Historische Modelle des Verhältnisses von Kirche und Staat

Sakralkönigtum: Der oberste weltliche Herrscher ist von Gott eingesetzt oder ist Gott und deswegen zugleich oberster Priester. Wurde im Christentum nie vertreten, allerdings verstand sich Kaiser Konstantin der Große (306/24–337) noch so, weswegen er als Pontifex Maximus sowohl oberster Priester der heidnischen Religion blieb, wie auch die Kirche führte, vor allem in dem er das Konzil von Nicäa einberief und leitete.

Cäsaropapismus: (Lat.: Kaiser und Papst [zugleich]), die Vereinigung der höchsten weltlichen und kirchlichen Gewalt in der Hand eines Kaisers oder Königs, wird für den Bereich des Byzantinischen und später des Russischen Reiches Cäsaropapismus genannt und ist ein Kennzeichen der orthodoxen Kirchen bis zum Ersten Weltkrieg. Allerdings nannte sich der Kaiser ‚episkopos ton ektos‘ (Griech.: Bischof für die äußeren Angelegenheiten), überließ also die geistliche Leitung dem Patriarchen. Im anglikanischen Bereich nennt man dieses bis heute bestehende Modell Established Church, im katholischen Bereich bis in das 19. Jh. Staatskirchentum, im evangelischen Bereich Summepiskopat, das in Deutschland 1918 abgeschafft wurde. Alle diese Formen bestehen heute entweder nicht mehr oder aber nur noch auf dem Papier, wie in England.

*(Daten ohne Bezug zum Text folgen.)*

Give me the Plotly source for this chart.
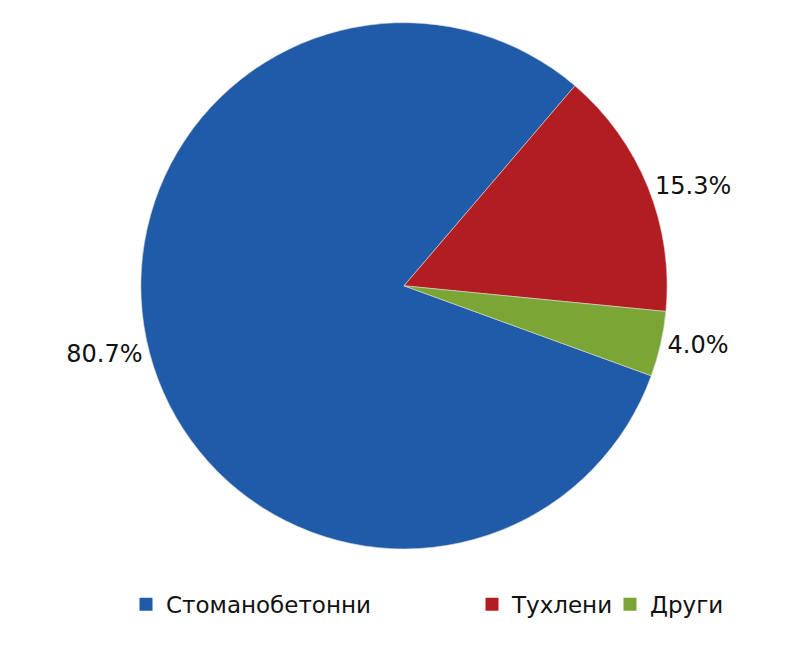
import plotly.graph_objects as go

labels = ["Стоманобетонни", "Тухлени", "Други"]
shares = [80.7, 15.3, 4.0]
colors = ["#1F5BA8", "#B11D20", "#7BA636"]

fig = go.Figure()

fig.add_trace(go.Pie(
    labels=labels, values=shares,
    sort=False, direction="clockwise", rotation=110,
    marker=dict(colors=colors, line=dict(color="#d8d8d8", width=0.6)),
    texttemplate="%{value:.1f}%", textposition="outside",
    textfont=dict(size=24, color="#111111"),
    domain=dict(x=[0.0, 0.99], y=[0.189, 0.978]),
    hoverinfo="label+percent",
    showlegend=False,
))

# legend entries with their own spacing (one per category)
entry_widths = [301, 93, 80]
for lab, col, w in zip(labels, colors, entry_widths):
    fig.add_trace(go.Scatter(
        x=[None], y=[None], mode="markers", name=lab,
        marker=dict(symbol="square", color=col, size=13),
        legendwidth=w, hoverinfo="skip",
    ))

fig.update_layout(
    width=800, height=667,
    margin=dict(l=0, r=0, t=0, b=0, autoexpand=False),
    paper_bgcolor="white", plot_bgcolor="white",
    font=dict(family="DejaVu Sans, Verdana, sans-serif", size=23, color="#111111"),
    xaxis=dict(visible=False), yaxis=dict(visible=False),
    showlegend=True,
    legend=dict(orientation="h", x=0.1475, xanchor="left", y=0.106, yanchor="middle",
                font=dict(size=23)),
)

fig.write_html("out.html")
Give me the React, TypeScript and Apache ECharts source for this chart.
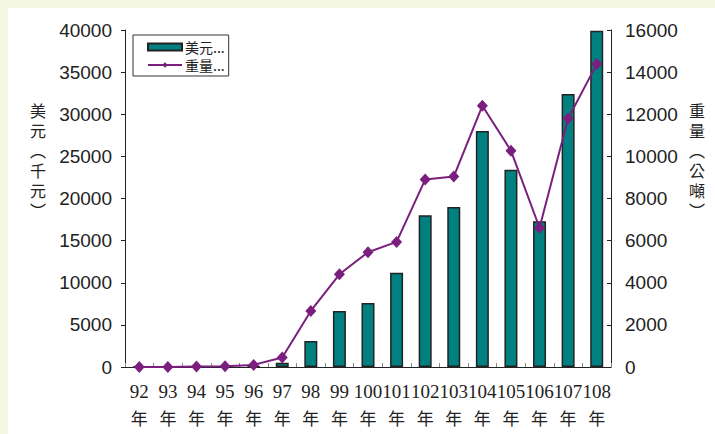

Zweischwerterlehre: Die im Mittelalter gültige Sicht, dass Gott zwei Schwerter verleiht, eines an den Kaiser als weltlicher Gerichtsbarkeit, eines an den Papst als geistlicher Gerichtsbarkeit, oft auch als Schlüssel dargestellt.

Zweireichelehre: Von Aurelius Augustinus (354–430) und vor allem Martin Luther vertretenes Modell, nach dem Gott zwei Reiche regiert. Im geistlichen Reich regiert Gott durch sein geistliches Regiment (Evangelium, Wort und Sakrament), im weltlichen Reich regiert Gott durch sein weltliches Regiment (Gesetz, Staat, Strafe), wobei jeder Christ zu beiden Reichen gehört.

Verweigerung: Die friedliche Richtung der Täuferbewegung, die Mennoniten, verweigerten jede Zusammenarbeit mit dem Staat, lehnten also den Kriegsdienst, das Schwören und die staatliche Lenkung der Kirche ab.

Summepiskopat (Lat.-Griech.: summus episcopus: oberster Bischof), Kirchenleitung der evangelischen Landeskirchen durch den Landesherrn als oberster Bischof bis 1918. Luther hatte die Landesfürsten in der Reformation aus Sorge übergangsweise als Notbischöfe gesehen, woraus ein Dauerzustand wurde, nach dem der Landesfürst die Kirche durch eine Kirchenbehörde leitete; lebte im Kirchenministerium des Dritten Reiches wieder auf; in der anglikanischen Kirche bis heute in Kraft, wenn auch eine tatsächliche Leitung der Kirche durch die Königin schon lange nicht mehr stattfindet. Bisweilen wird auch die nominelle Herrschaft der englischen Könige über die anglikanische Kirche so bezeichnet, die sonst mit Established Church bezeichnet wird.

Gottesgnadentum: Der König sieht sich als von Gott eingesetzt und deswegen als unmittelbar zu Gott. Seine Untertanen haben ihm deswegen absolut zu gehorchen. Zuletzt in Deutschland von Kaiser Wilhelm II. vertreten.